> **Given information**:
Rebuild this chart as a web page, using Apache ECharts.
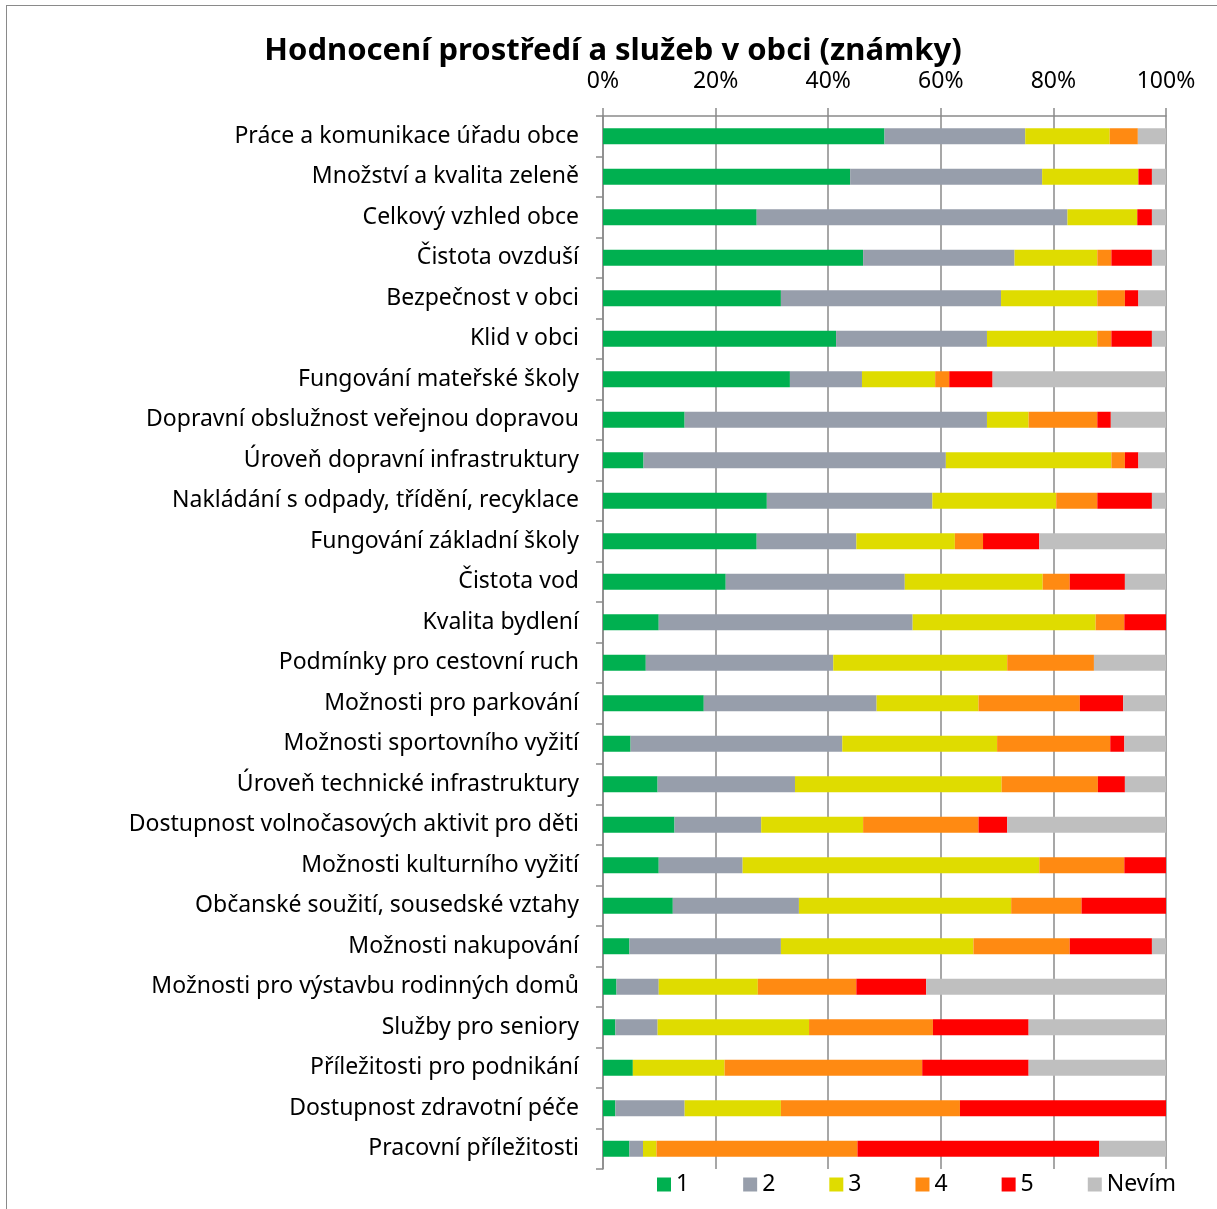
<!DOCTYPE html>
<html>
<head>
<meta charset="utf-8">
<script src="https://cdn.jsdelivr.net/npm/echarts@6/dist/echarts.min.js"></script>
<style>
html,body{margin:0;padding:0;background:#fff;}
#frame{position:absolute;left:6px;top:5px;width:1220px;height:1220px;border-left:1.5px solid #8a8a8a;border-top:1.5px solid #8a8a8a;box-sizing:border-box;}
#chart{position:absolute;left:0;top:0;width:1217px;height:1209px;}
</style>
</head>
<body>
<div id="frame"></div>
<div id="chart"></div>
<script>
const categories = [
'Práce a komunikace úřadu obce',
'Množství a kvalita zeleně',
'Celkový vzhled obce',
'Čistota ovzduší',
'Bezpečnost v obci',
'Klid v obci',
'Fungování mateřské školy',
'Dopravní obslužnost veřejnou dopravou',
'Úroveň dopravní infrastruktury',
'Nakládání s odpady, třídění, recyklace',
'Fungování základní školy',
'Čistota vod',
'Kvalita bydlení',
'Podmínky pro cestovní ruch',
'Možnosti pro parkování',
'Možnosti sportovního vyžití',
'Úroveň technické infrastruktury',
'Dostupnost volnočasových aktivit pro děti',
'Možnosti kulturního vyžití',
'Občanské soužití, sousedské vztahy',
'Možnosti nakupování',
'Možnosti pro výstavbu rodinných domů',
'Služby pro seniory',
'Příležitosti pro podnikání',
'Dostupnost zdravotní péče',
'Pracovní příležitosti'
];
const seriesNames = ['1','2','3','4','5','Nevím'];
const grade1 = [50,43.9,27.3,46.2,31.6,41.4,33.2,14.5,7.2,29.1,27.3,21.8,9.9,7.6,17.9,4.9,9.7,12.7,9.9,12.4,4.7,2.4,2.2,5.3,2.2,4.7];
const grade2 = [25,34.1,55.2,26.9,39.1,26.8,12.8,53.7,53.7,29.4,17.7,31.8,45.1,33.3,30.7,37.6,24.4,15.4,14.9,22.4,26.9,7.5,7.5,0,12.3,2.4];
const grade3 = [15,17.1,12.4,14.7,17.1,19.6,13.0,7.4,29.4,22.0,17.5,24.5,32.5,30.9,18.1,27.5,36.7,18.1,52.7,37.7,34.2,17.6,26.9,16.3,17.1,2.4];
const grade4 = [5,0,0,2.5,4.9,2.5,2.5,12.2,2.4,7.3,5.0,4.8,5.1,15.4,18.0,20.1,17.1,20.5,15.1,12.5,17.1,17.5,22.0,35.1,31.8,35.7];
const grade5 = [0,2.4,2.6,7.2,2.4,7.2,7.7,2.4,2.4,9.7,10.0,9.8,7.4,0,7.7,2.5,4.8,5.1,7.4,15.0,14.6,12.4,17.0,18.9,36.6,42.9];
const nevim  = [5,2.5,2.5,2.5,4.9,2.5,30.8,9.8,4.9,2.5,22.5,7.3,0,12.8,7.6,7.4,7.3,28.2,0,0,2.5,42.6,24.4,24.4,0,11.9];
const xTicks = [0,20,40,60,80,100];
const colors = ['#00B050','#979EAB','#DFDC00','#FF8A12','#FF0000','#BFBFBF'];

const allData = [grade1,grade2,grade3,grade4,grade5,nevim];
const FONT = '"Noto Sans", "DejaVu Sans", sans-serif';

const chart = echarts.init(document.getElementById('chart'));
chart.setOption({
  animation:false,
  color: colors,
  textStyle:{fontFamily:FONT},
  title:{
    text:'Hodnocení prostředí a služeb v obci (známky)',
    left:608, top:31, textAlign:'center',
    textStyle:{fontFamily:FONT,fontSize:31,fontWeight:'bold',color:'#000'}
  },
  legend:{
    data: seriesNames,
    left:652, top:1168,
    itemWidth:14, itemHeight:14, itemGap:54,
    icon:'rect',
    textStyle:{fontFamily:FONT,fontSize:23,color:'#000'}
  },
  grid:{left:603, right:51, top:116, bottom:40, containLabel:false},
  xAxis:{
    type:'value', position:'top', min:xTicks[0], max:xTicks[xTicks.length-1], interval:20,
    axisLine:{show:true, lineStyle:{color:'#8a8a8a', width:1.5}},
    axisTick:{show:true, length:8, lineStyle:{color:'#8a8a8a', width:1.5}},
    axisLabel:{formatter:'{value}%', fontFamily:FONT, fontSize:23, color:'#000', margin:23},
    splitLine:{show:true, lineStyle:{color:'#8a8a8a', width:1.5}}
  },
  yAxis:{
    type:'category', data:categories, inverse:true,
    axisLine:{show:true, lineStyle:{color:'#8a8a8a', width:1.5}},
    axisTick:{show:true, length:7, lineStyle:{color:'#8a8a8a', width:1.5}},
    axisLabel:{fontFamily:FONT, fontSize:23, color:'#000', margin:24}
  },
  series: seriesNames.map((n,i)=>({
    name:n, type:'bar', stack:'total', barWidth:16,
    data: allData[i],
    itemStyle:{color:colors[i]}
  }))
});
</script>
</body>
</html>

> **Exercise goal**:
Each line of the data is to be duplicated exactly; pictures stay out of the copy.

> **In response**:
Rebuild this chart as a web page, using Apache ECharts.
<!DOCTYPE html>
<html>
<head>
<meta charset="utf-8">
<script src="https://cdn.jsdelivr.net/npm/echarts@6/dist/echarts.min.js"></script>
<style>
html,body{margin:0;padding:0;background:#fff;}
#frame{position:absolute;left:6px;top:5px;width:1220px;height:1220px;border-left:1.5px solid #8a8a8a;border-top:1.5px solid #8a8a8a;box-sizing:border-box;}
#chart{position:absolute;left:0;top:0;width:1217px;height:1209px;}
</style>
</head>
<body>
<div id="frame"></div>
<div id="chart"></div>
<script>
const categories = [
'Práce a komunikace úřadu obce',
'Množství a kvalita zeleně',
'Celkový vzhled obce',
'Čistota ovzduší',
'Bezpečnost v obci',
'Klid v obci',
'Fungování mateřské školy',
'Dopravní obslužnost veřejnou dopravou',
'Úroveň dopravní infrastruktury',
'Nakládání s odpady, třídění, recyklace',
'Fungování základní školy',
'Čistota vod',
'Kvalita bydlení',
'Podmínky pro cestovní ruch',
'Možnosti pro parkování',
'Možnosti sportovního vyžití',
'Úroveň technické infrastruktury',
'Dostupnost volnočasových aktivit pro děti',
'Možnosti kulturního vyžití',
'Občanské soužití, sousedské vztahy',
'Možnosti nakupování',
'Možnosti pro výstavbu rodinných domů',
'Služby pro seniory',
'Příležitosti pro podnikání',
'Dostupnost zdravotní péče',
'Pracovní příležitosti'
];
const seriesNames = ['1','2','3','4','5','Nevím'];
const grade1 = [50,43.9,27.3,46.2,31.6,41.4,33.2,14.5,7.2,29.1,27.3,21.8,9.9,7.6,17.9,4.9,9.7,12.7,9.9,12.4,4.7,2.4,2.2,5.3,2.2,4.7];
const grade2 = [25,34.1,55.2,26.9,39.1,26.8,12.8,53.7,53.7,29.4,17.7,31.8,45.1,33.3,30.7,37.6,24.4,15.4,14.9,22.4,26.9,7.5,7.5,0,12.3,2.4];
const grade3 = [15,17.1,12.4,14.7,17.1,19.6,13.0,7.4,29.4,22.0,17.5,24.5,32.5,30.9,18.1,27.5,36.7,18.1,52.7,37.7,34.2,17.6,26.9,16.3,17.1,2.4];
const grade4 = [5,0,0,2.5,4.9,2.5,2.5,12.2,2.4,7.3,5.0,4.8,5.1,15.4,18.0,20.1,17.1,20.5,15.1,12.5,17.1,17.5,22.0,35.1,31.8,35.7];
const grade5 = [0,2.4,2.6,7.2,2.4,7.2,7.7,2.4,2.4,9.7,10.0,9.8,7.4,0,7.7,2.5,4.8,5.1,7.4,15.0,14.6,12.4,17.0,18.9,36.6,42.9];
const nevim  = [5,2.5,2.5,2.5,4.9,2.5,30.8,9.8,4.9,2.5,22.5,7.3,0,12.8,7.6,7.4,7.3,28.2,0,0,2.5,42.6,24.4,24.4,0,11.9];
const xTicks = [0,20,40,60,80,100];
const colors = ['#00B050','#979EAB','#DFDC00','#FF8A12','#FF0000','#BFBFBF'];

const allData = [grade1,grade2,grade3,grade4,grade5,nevim];
const FONT = '"Noto Sans", "DejaVu Sans", sans-serif';

const chart = echarts.init(document.getElementById('chart'));
chart.setOption({
  animation:false,
  color: colors,
  textStyle:{fontFamily:FONT},
  title:{
    text:'Hodnocení prostředí a služeb v obci (známky)',
    left:608, top:31, textAlign:'center',
    textStyle:{fontFamily:FONT,fontSize:31,fontWeight:'bold',color:'#000'}
  },
  legend:{
    data: seriesNames,
    left:652, top:1168,
    itemWidth:14, itemHeight:14, itemGap:54,
    icon:'rect',
    textStyle:{fontFamily:FONT,fontSize:23,color:'#000'}
  },
  grid:{left:603, right:51, top:116, bottom:40, containLabel:false},
  xAxis:{
    type:'value', position:'top', min:xTicks[0], max:xTicks[xTicks.length-1], interval:20,
    axisLine:{show:true, lineStyle:{color:'#8a8a8a', width:1.5}},
    axisTick:{show:true, length:8, lineStyle:{color:'#8a8a8a', width:1.5}},
    axisLabel:{formatter:'{value}%', fontFamily:FONT, fontSize:23, color:'#000', margin:23},
    splitLine:{show:true, lineStyle:{color:'#8a8a8a', width:1.5}}
  },
  yAxis:{
    type:'category', data:categories, inverse:true,
    axisLine:{show:true, lineStyle:{color:'#8a8a8a', width:1.5}},
    axisTick:{show:true, length:7, lineStyle:{color:'#8a8a8a', width:1.5}},
    axisLabel:{fontFamily:FONT, fontSize:23, color:'#000', margin:24}
  },
  series: seriesNames.map((n,i)=>({
    name:n, type:'bar', stack:'total', barWidth:16,
    data: allData[i],
    itemStyle:{color:colors[i]}
  }))
});
</script>
</body>
</html>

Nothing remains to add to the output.